Separability of Schur rings over abelian groups of odd order

TL;DR

This paper proves that all abelian groups of order 9p are separable with respect to all finite abelian groups, completing a classification and linking to graph isomorphism problems.

Contribution

It establishes the separability of abelian groups of order 9p, extending previous results and completing the classification for odd order abelian groups.

Findings

All abelian groups of order 9p are separable with respect to all finite abelian groups.

This classification completes the understanding of separability for noncyclic abelian groups of odd order.

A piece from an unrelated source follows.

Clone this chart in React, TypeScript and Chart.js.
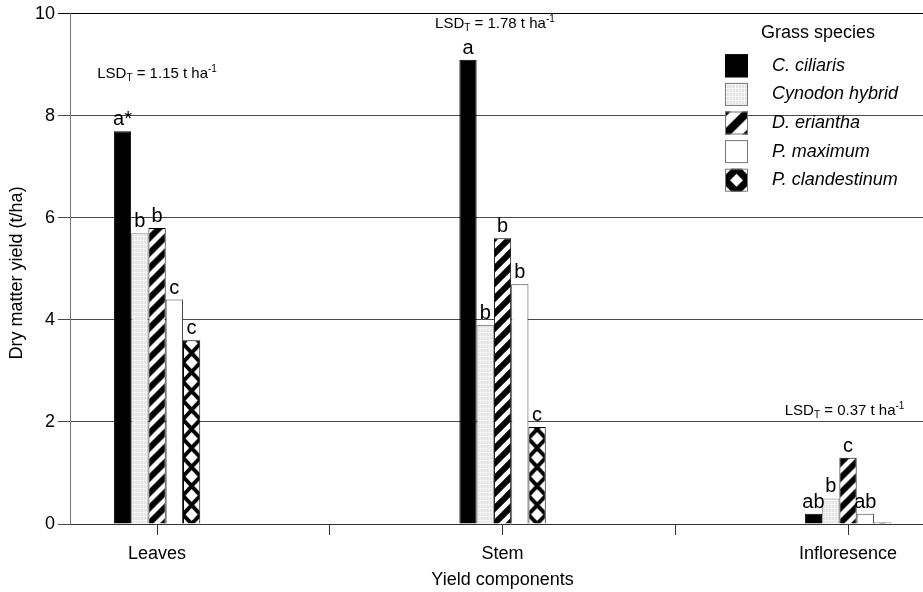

The Weisfeiler-Leman dimension for Cayley graphs over these groups is at most 2.

Abstract

An $S$-ring (a Schur ring) is said to be separable with respect to a class of groups $\mathcal{K}$ if every algebraic isomorphism from the $S$-ring in question to an $S$-ring over a group from $\mathcal{K}$ is induced by a combinatorial isomorphism. A finite group $G$ is said to be separable with respect to $\mathcal{K}$ if every $S$-ring over $G$ is separable with respect to $\mathcal{K}$. We prove that every abelian group $G$ of order $9p$, where $p$ is a prime, is separable with respect to the class of all finite abelian groups. Modulo previously obtained results, this completes a classification of noncyclic abelian groups of odd order that are separable with respect to the class of all finite abelian groups. Also this implies that the Weisfeiler-Leman dimension of the class of Cayley graphs over $G$ is at most 2.